Passiflora Caerulea

Lang heb ik gedacht dat het een bruidssluier zou moeten zijn.

Al vanaf mijn veertiende jaar, toen ik de idyllische tuin zag van mijn schoolvriendinnetje.
Of van haar moeder eigenlijk, die werkte als bloembindster in het Amstel Hotel. Alles in
die tuin was mooi, vonden ook de bijen en hommels. Het geurde zoet en fris en pittig.
Weelderige lome bloemen en gedisciplineerde kruiden en zelfs het gras, alles mooier dan ik
ooit gezien had. Ik begreep daar dat het paradijs een tuin was.

Om in de tuin te komen liep ik van de keuken op de begane grond naar de logeerkamer
achter het huis. De openslaande deuren van die kamer voerden me naar de schemering, een
schemering die opgeheven werd door zware takken opzij te duwen. De zware takken van
een bruidssluier. Een bruidssluier als een waterval, stromend van het balkon op de eerste
verdieping tot ver op het stenen terras. Een bedwelmende hemelpoort, daarachter de tuin.

Mijn eerste woning, in een witgepleisterd pand in de Jordaan, had een bruidssluier naast
de voordeur. Van het dak naar de stoep, en zomers als mijn ramen openstonden groeiden
kronkelende takjes naar binnen. Na de tweede zomer werd het pand voorzien van dubbele
beglazing. En passant werd de bruidssluier verwijderd om de gevel te schilderen.

Een kleine tien jaar later, de eerste zomer in het nieuwste huis. Een balkon aan de gracht
heb ik nu, met een wijds uitzicht over de daken van de stad. Een balkon met een glazen
wand die ik het afgelopen weekend heb voorzien van een matglanzende zilverlaag, om als
achtergrond te dienen voor een klimplant. Een bruidssluier, had ik besloten. In weer een
ander huis in het verleden heb ik ooit een schutting laten begroeien met kamperfoelie en
wilde rozen, maar nu waren daar opeens die beelden van de bruidssluiers uit mijn jeugd.

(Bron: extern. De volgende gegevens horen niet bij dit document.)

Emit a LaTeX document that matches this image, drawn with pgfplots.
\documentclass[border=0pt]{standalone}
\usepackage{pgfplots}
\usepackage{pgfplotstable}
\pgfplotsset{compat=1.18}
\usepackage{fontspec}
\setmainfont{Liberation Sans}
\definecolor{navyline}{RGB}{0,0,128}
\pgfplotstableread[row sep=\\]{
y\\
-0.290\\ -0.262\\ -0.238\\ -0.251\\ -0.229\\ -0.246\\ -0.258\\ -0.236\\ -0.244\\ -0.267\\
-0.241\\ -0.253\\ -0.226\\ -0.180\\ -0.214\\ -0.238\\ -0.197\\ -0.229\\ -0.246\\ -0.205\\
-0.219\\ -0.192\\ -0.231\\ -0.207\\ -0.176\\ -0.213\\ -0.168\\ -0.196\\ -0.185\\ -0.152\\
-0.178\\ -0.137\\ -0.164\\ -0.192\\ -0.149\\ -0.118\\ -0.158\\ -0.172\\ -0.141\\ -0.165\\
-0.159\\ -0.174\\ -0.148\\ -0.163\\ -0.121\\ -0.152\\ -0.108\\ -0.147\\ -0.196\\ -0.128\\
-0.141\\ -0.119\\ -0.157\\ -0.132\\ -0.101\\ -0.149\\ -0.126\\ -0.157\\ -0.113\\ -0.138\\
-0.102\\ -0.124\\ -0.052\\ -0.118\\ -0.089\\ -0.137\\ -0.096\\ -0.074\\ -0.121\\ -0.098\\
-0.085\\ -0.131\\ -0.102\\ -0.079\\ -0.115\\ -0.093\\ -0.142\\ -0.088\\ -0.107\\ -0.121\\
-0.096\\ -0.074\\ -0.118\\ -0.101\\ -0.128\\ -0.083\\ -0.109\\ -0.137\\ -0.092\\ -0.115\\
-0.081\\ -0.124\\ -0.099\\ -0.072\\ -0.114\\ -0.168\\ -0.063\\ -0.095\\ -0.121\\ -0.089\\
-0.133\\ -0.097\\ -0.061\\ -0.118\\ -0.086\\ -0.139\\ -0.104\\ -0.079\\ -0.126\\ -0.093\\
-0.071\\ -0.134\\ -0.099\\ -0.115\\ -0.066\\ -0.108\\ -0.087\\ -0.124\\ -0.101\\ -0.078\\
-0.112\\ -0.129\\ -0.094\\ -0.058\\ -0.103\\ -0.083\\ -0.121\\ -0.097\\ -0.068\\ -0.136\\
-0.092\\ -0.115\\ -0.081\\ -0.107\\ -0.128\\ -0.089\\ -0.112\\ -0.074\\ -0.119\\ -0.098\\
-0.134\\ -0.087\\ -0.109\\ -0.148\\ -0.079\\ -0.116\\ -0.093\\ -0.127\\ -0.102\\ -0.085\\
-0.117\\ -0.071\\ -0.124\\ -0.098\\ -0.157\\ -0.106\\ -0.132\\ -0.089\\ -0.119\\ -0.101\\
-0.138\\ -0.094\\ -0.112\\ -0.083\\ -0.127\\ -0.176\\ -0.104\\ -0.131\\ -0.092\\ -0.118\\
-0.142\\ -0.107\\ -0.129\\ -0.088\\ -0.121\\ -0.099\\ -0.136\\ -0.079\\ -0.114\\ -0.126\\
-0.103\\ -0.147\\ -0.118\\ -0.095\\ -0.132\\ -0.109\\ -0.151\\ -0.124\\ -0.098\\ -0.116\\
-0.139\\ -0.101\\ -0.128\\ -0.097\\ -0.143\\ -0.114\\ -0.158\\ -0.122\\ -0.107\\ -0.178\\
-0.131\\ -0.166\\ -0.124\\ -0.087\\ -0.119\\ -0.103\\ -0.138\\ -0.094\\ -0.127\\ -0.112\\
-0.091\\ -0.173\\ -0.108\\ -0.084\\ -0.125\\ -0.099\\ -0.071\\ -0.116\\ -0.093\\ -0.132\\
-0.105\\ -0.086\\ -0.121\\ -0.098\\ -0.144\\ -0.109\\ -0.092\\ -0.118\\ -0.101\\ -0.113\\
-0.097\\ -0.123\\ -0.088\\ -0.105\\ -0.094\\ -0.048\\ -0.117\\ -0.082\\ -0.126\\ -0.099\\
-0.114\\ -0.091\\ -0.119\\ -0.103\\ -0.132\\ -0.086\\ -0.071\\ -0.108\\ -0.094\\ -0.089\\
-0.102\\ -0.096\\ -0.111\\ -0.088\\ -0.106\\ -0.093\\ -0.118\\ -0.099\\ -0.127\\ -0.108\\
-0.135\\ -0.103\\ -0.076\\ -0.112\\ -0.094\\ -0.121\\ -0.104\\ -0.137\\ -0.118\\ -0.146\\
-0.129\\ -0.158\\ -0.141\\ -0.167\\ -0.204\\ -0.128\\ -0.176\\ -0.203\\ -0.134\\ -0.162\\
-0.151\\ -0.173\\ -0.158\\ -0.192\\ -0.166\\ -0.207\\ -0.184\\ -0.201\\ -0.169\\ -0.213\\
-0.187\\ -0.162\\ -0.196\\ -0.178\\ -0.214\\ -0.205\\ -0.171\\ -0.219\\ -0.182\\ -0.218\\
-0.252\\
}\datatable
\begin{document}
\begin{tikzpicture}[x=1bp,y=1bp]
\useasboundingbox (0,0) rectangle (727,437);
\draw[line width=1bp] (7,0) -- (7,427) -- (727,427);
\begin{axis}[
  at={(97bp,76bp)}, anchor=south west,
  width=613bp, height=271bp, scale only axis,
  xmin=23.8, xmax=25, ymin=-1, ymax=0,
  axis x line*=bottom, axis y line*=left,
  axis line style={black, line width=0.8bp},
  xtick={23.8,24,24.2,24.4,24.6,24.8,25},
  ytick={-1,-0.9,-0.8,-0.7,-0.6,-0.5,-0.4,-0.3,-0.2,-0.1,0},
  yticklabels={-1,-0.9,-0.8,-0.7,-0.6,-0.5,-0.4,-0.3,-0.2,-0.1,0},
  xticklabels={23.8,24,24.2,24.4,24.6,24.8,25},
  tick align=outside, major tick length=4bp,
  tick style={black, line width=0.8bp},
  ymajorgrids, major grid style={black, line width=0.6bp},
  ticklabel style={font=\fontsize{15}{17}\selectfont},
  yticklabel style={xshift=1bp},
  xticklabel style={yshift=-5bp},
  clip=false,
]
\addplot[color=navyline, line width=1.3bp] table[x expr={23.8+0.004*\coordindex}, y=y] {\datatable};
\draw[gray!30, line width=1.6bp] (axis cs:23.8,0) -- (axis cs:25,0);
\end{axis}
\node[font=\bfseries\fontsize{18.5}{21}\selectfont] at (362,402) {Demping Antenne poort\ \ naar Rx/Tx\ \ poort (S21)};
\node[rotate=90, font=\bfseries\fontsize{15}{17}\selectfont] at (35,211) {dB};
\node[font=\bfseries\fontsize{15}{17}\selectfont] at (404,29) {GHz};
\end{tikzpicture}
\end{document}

Toch, vanmiddag toen ik de kans had heb ik niet gekozen voor de bruidssluier. Hoewel zij
nog steeds van een simpele schoonheid bleek, bijna zo bedwelmend als in mijn herinneringen,
werd ik geboeid door een ander. Een vreemde complexe bloem, aards en buitenaards tegelijk.
Diep donkerrode stampers tussen enkele groene, witte en paarse franje eromheen, liggend op
een lichtgroene krans van blaadjes. En deze bloemen aan een plant zo bekend en donkergroen
als ware het gewoon klimop. 'Deze' hoorde ik mijzelf tegen de verkoopster zeggen.

"Een passiebloem. Kijk: hij bloeit al, hij voelt zich hier thuis." Ik keek haar aan. 'Toch gaat hij
mee'.

Voorzichtig droeg ik mijn passieplant naar huis, in een versleten rieten mandje. Hij is al bijna
even lang als mijn eigen 1 meter 80. Ik heb een netwerk van draadjes gemaakt, de bovenste helft
van de plant bevrijd van bandjes en touwtjes en hem op zijn plek neergezet. Het kronkelen en
wentelen van de uitlopers is al begonnen. Hij nestelt zich tegen het zilver. De ene bloem heb ik
langzaam dicht zien gaan toen de zon achter het huis verdween. Hij lijkt zo gewoon nu, terwijl
we beiden wachten tot het mysterie van de bloem zich opnieuw laat zien.